Somado isso ao problema estrutural de nossa economia, que está diante de um deficit assustador, sem capacidade de investimento ou sequer de implementar um programa de transferência de renda, os auspícios não são os melhores. Veremos um 2021 sem auxílio emergencial, equilíbrio fiscal ou privatizações. Estaremos diante de desemprego e uma retomada lenta que pode ainda transformar-se em período de retração. A popularidade de Bolsonaro sofrerá com estes abalos. 

Isto significa que 2022 será uma eleição completamente diferente de 2018, quando o novo e a rejeição à política eram a tônica do debate. Estamos diante de um pleito que vai privilegiar a experiência, transparência e a seriedade. O sinal das eleições americanas foi claro. O eleito foi um centrista, talvez aquele político com a mais vasta e profunda experiência nos corredores de Washington. O establishment despachou o outsider. Um equilíbrio que pode vir a ser testado no próximo ciclo eleitoral brasileiro.

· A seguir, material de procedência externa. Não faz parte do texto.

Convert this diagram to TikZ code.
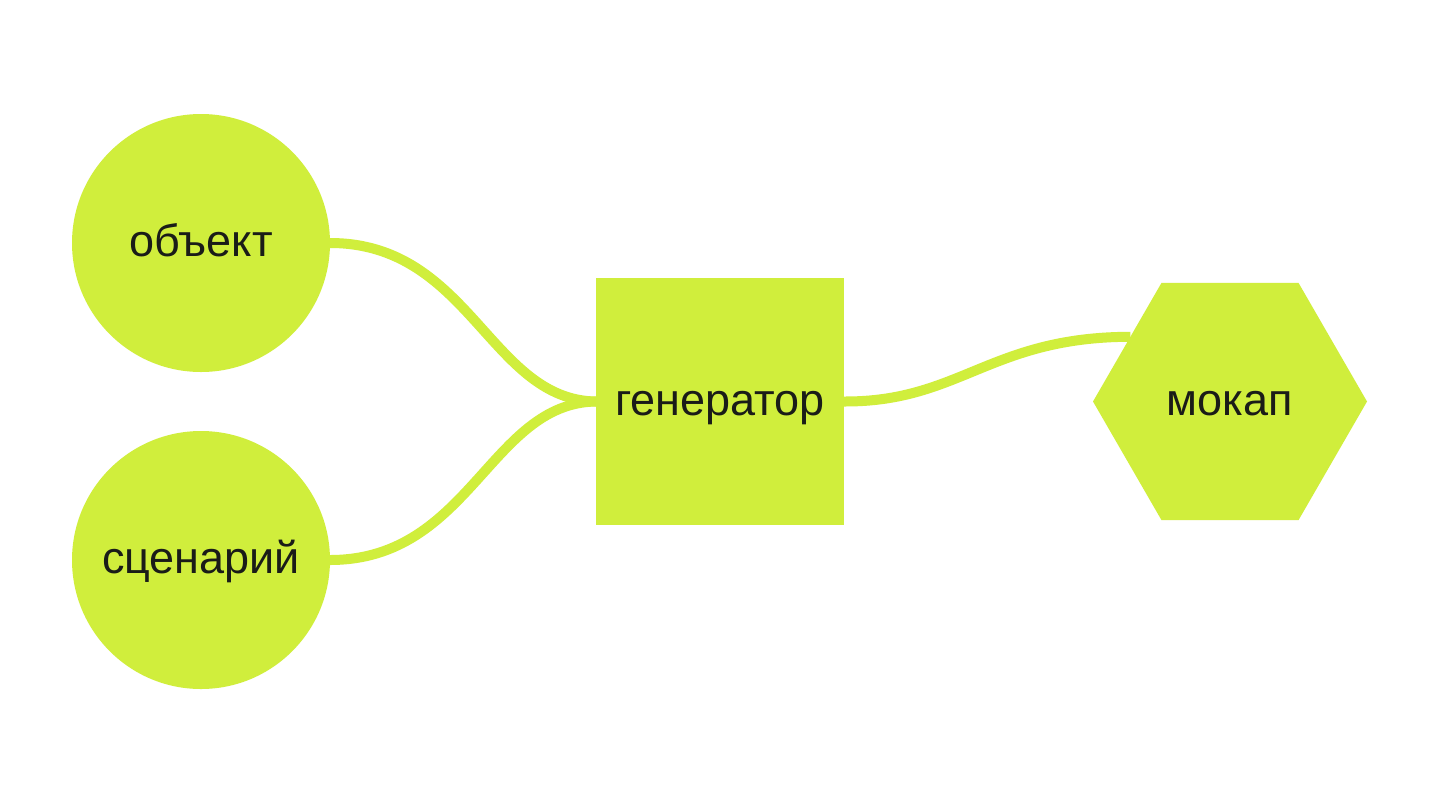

Diante disso, nem será preciso uma Frente Ampla. Tudo indica que caminhamos para um pleito com dois polos diametralmente opostos, além de duas candidaturas centristas. O caminho para o segundo turno estará neste equilíbrio. Forças dispersas que agem de forma ampla, em partidos diferentes, mas com o mesmo objetivo. Uma dinâmica que pode tirar Bolsonaro do jogo ainda no primeiro turno. A ressaca com a nova política pode vir na forma de avalanche eleitoral contra o bolsonarismo. A conferir.